Neihardt frames Black Elk Speaks with his Preface and Author’s Postscript, which, though modest, remind readers of an editing presence. In these two pieces, Neihardt describes the circumstances of his conversation with Black Elk. Chapters 1 and 2 are preliminary to the description of the great vision in Chapter 3; they convey Black Elk’s confidence in Neihardt and record the first few years of Black Elk’s childhood, including the first time he heard voices at age five. Chapter 3, the longest and most complicated chapter of the book, describes the vision that Black Elk was granted when he was nine years old. Highly iconographic and symbolic, Black Elk’s early vision depicts his journey to a cloud world in the sky where six grandfathers give him sacred objects and empower him to maintain his people’s sacred hoop. From this vision, Black Elk gains a sense of himself as different from others in his band in ways that are both privileged and unsettling.
Chapters 4 through 9 chart increasing tension between the Sioux and white Americans, as settlement and commercial enterprise expand westward into Indian territory. The dislocation and loss of culture that the Sioux suffered as a consequence of such events as the discovery of gold in Montana and the building of the Transcontinental Railroad erupts in the Battle of Little Bighorn, recorded in Chapter 9. Black Elk’s narrative continues to recount the increasing dislocation of the Sioux as the U.S. Government annexed more and more Indian territory and established Indian agencies and reservations. At the same time, Black Elk’s vision perplexes him because circumstances do not seem to allow him to fulfill it. In Chapter 11, U.S. soldiers kill the great warrior Crazy Horse, whose loss is a grave one for the Sioux. In Chapter 12, Black Elk finds himself with a small group of his people in virtual exile in Canada, trying to avoid the inevitable reservation life.
Chapters 13 through 18 record Black Elk’s increasing anxiety about assuming his role as healer and holy man. These chapters also depict the performance of public rituals (the horse dance and the heyoka ceremony) that allow Black Elk to assume his role publicly. He has another vision, the dog vision, in Chapter 15, and in Chapter 17 performs his first cure.
Chapters 19 and 20 record Black Elk’s experience in Chicago, New York, and Europe, performing in Buffalo Bill Cody’s Wild West Show. While in London, he participates in a command performance to celebrate Queen Victoria’s jubilee. He becomes close to a young woman in Paris and suddenly falls ill while visiting her. The girl’s family take care of him until he recovers. During his illness, he has another vision.
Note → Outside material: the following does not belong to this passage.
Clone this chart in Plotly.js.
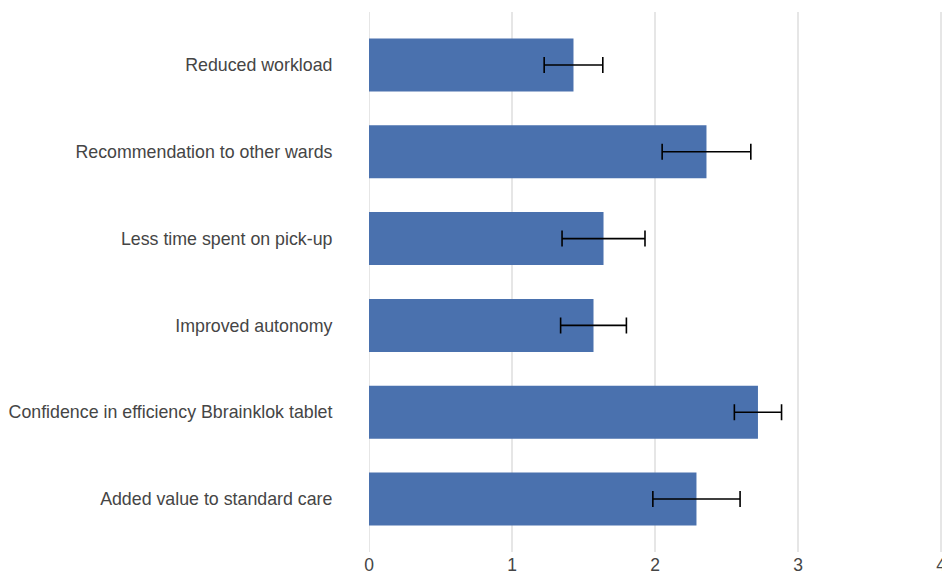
<!DOCTYPE html>
<html>
<head>
<meta charset="utf-8">
<script src="https://cdn.plot.ly/plotly-3.0.1.min.js"></script>
<style>
  html, body { margin: 0; padding: 0; background: #fff; }
  #chart { width: 942px; height: 576px; }
</style>
</head>
<body>
<div id="chart"></div>
<script>
// Survey items, listed top to bottom
const items = [
  "Reduced workload",
  "Recommendation to other wards",
  "Less time spent on pick-up",
  "Improved autonomy",
  "Confidence in efficiency Bbrainklok tablet",
  "Added value to standard care"
];
// Mean scores
const means = [1.43, 2.36, 1.64, 1.57, 2.72, 2.29];
// Error bar half-widths
const errors = [0.205, 0.31, 0.29, 0.23, 0.165, 0.305];
const xTicks = [0, 1, 2, 3, 4];

const trace = {
  type: "bar",
  orientation: "h",
  y: items,
  x: means,
  width: 0.61,
  marker: { color: "#4a71ae" },
  error_x: {
    type: "data",
    array: errors,
    visible: true,
    color: "#000000",
    thickness: 1.6,
    width: 8
  },
  hoverinfo: "x+y"
};

const layout = {
  width: 942,
  height: 576,
  margin: { l: 369, r: 0, t: 12, b: 24 },
  paper_bgcolor: "#ffffff",
  plot_bgcolor: "#ffffff",
  showlegend: false,
  font: { family: "Liberation Sans, Arial, sans-serif", size: 17.8, color: "#454545" },
  xaxis: {
    range: [0, 4.007],
    tickvals: xTicks,
    ticktext: xTicks.map(String),
    showgrid: true,
    gridcolor: "#e6e6e6",
    gridwidth: 2,
    zeroline: false,
    showline: false,
    ticks: "",
    ticklabeloverflow: "allow",
    tickfont: { size: 17.5, color: "#454545" },
    fixedrange: true
  },
  yaxis: {
    type: "category",
    categoryorder: "array",
    categoryarray: items,
    range: [5.61, -0.61],
    showgrid: false,
    zeroline: false,
    showline: false,
    ticks: "outside",
    ticklen: 32,
    tickcolor: "rgba(0,0,0,0)",
    tickfont: { size: 17.8, color: "#454545" },
    fixedrange: true
  }
};

// Grid lines at both ends of the x range, styled like the inner grid
layout.shapes = [xTicks[0], xTicks[xTicks.length - 1]].map(v => ({
  type: "line", xref: "x", yref: "paper",
  x0: v, x1: v, y0: 0, y1: 1,
  line: { color: "#e6e6e6", width: 2 },
  layer: "below"
}));

Plotly.newPlot("chart", [trace], layout, { displayModeBar: false, staticPlot: true });
</script>
</body>
</html>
In Chapter 21, Black Elk comes home to an almost totally displaced community, living on reservations, with the bison herd all but extinct. The ghost dance religion revives the Sioux; Chapters 21 and 22 chart Black Elk’s participation in that hope for an apocalypse. Chapters 23 and 24 describe the death of Sitting Bull and the massacre at Wounded Knee. Chapter 25 describes the aftermath of the massacre and shows Black Elk’s profound disappointment at his failure to enact the power that his vision gave him.